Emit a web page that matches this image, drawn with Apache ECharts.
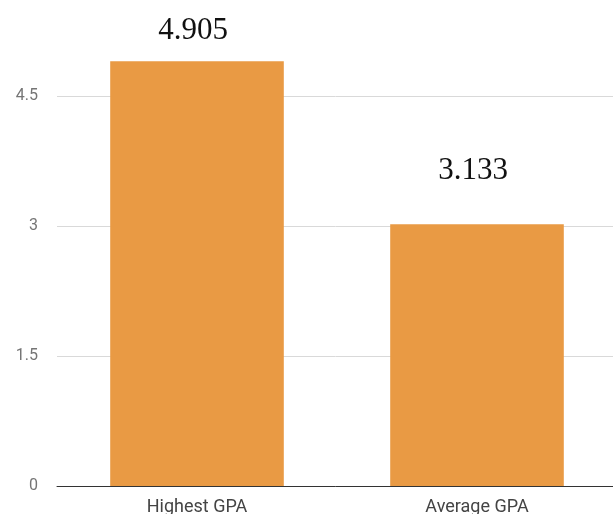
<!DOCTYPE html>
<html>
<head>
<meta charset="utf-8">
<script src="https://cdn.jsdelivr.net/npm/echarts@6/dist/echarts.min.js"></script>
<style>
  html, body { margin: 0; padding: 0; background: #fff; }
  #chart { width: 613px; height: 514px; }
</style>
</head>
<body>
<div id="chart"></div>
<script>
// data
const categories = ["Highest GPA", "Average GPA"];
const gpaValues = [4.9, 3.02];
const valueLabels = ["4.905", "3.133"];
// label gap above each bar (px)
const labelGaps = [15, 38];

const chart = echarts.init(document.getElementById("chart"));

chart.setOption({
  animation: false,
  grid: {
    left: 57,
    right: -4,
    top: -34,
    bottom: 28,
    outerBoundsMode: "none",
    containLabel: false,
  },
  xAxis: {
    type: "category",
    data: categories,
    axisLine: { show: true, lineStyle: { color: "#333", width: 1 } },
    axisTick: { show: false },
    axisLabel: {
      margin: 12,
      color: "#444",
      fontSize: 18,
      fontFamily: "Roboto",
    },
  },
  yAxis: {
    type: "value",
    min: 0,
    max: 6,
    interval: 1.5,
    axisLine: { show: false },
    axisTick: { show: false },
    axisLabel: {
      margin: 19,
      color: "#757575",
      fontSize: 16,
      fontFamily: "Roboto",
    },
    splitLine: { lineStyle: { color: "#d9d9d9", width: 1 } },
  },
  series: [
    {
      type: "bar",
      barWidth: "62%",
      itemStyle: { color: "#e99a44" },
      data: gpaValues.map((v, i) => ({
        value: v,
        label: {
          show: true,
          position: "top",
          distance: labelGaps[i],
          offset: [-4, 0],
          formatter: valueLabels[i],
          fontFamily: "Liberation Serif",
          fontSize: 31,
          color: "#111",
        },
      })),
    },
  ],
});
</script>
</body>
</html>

[Task goal]
Write the full listing out again with every line unchanged, but include no pictures.

[Solved problem]
Emit a web page that matches this image, drawn with Apache ECharts.
<!DOCTYPE html>
<html>
<head>
<meta charset="utf-8">
<script src="https://cdn.jsdelivr.net/npm/echarts@6/dist/echarts.min.js"></script>
<style>
  html, body { margin: 0; padding: 0; background: #fff; }
  #chart { width: 613px; height: 514px; }
</style>
</head>
<body>
<div id="chart"></div>
<script>
// data
const categories = ["Highest GPA", "Average GPA"];
const gpaValues = [4.9, 3.02];
const valueLabels = ["4.905", "3.133"];
// label gap above each bar (px)
const labelGaps = [15, 38];

const chart = echarts.init(document.getElementById("chart"));

chart.setOption({
  animation: false,
  grid: {
    left: 57,
    right: -4,
    top: -34,
    bottom: 28,
    outerBoundsMode: "none",
    containLabel: false,
  },
  xAxis: {
    type: "category",
    data: categories,
    axisLine: { show: true, lineStyle: { color: "#333", width: 1 } },
    axisTick: { show: false },
    axisLabel: {
      margin: 12,
      color: "#444",
      fontSize: 18,
      fontFamily: "Roboto",
    },
  },
  yAxis: {
    type: "value",
    min: 0,
    max: 6,
    interval: 1.5,
    axisLine: { show: false },
    axisTick: { show: false },
    axisLabel: {
      margin: 19,
      color: "#757575",
      fontSize: 16,
      fontFamily: "Roboto",
    },
    splitLine: { lineStyle: { color: "#d9d9d9", width: 1 } },
  },
  series: [
    {
      type: "bar",
      barWidth: "62%",
      itemStyle: { color: "#e99a44" },
      data: gpaValues.map((v, i) => ({
        value: v,
        label: {
          show: true,
          position: "top",
          distance: labelGaps[i],
          offset: [-4, 0],
          formatter: valueLabels[i],
          fontFamily: "Liberation Serif",
          fontSize: 31,
          color: "#111",
        },
      })),
    },
  ],
});
</script>
</body>
</html>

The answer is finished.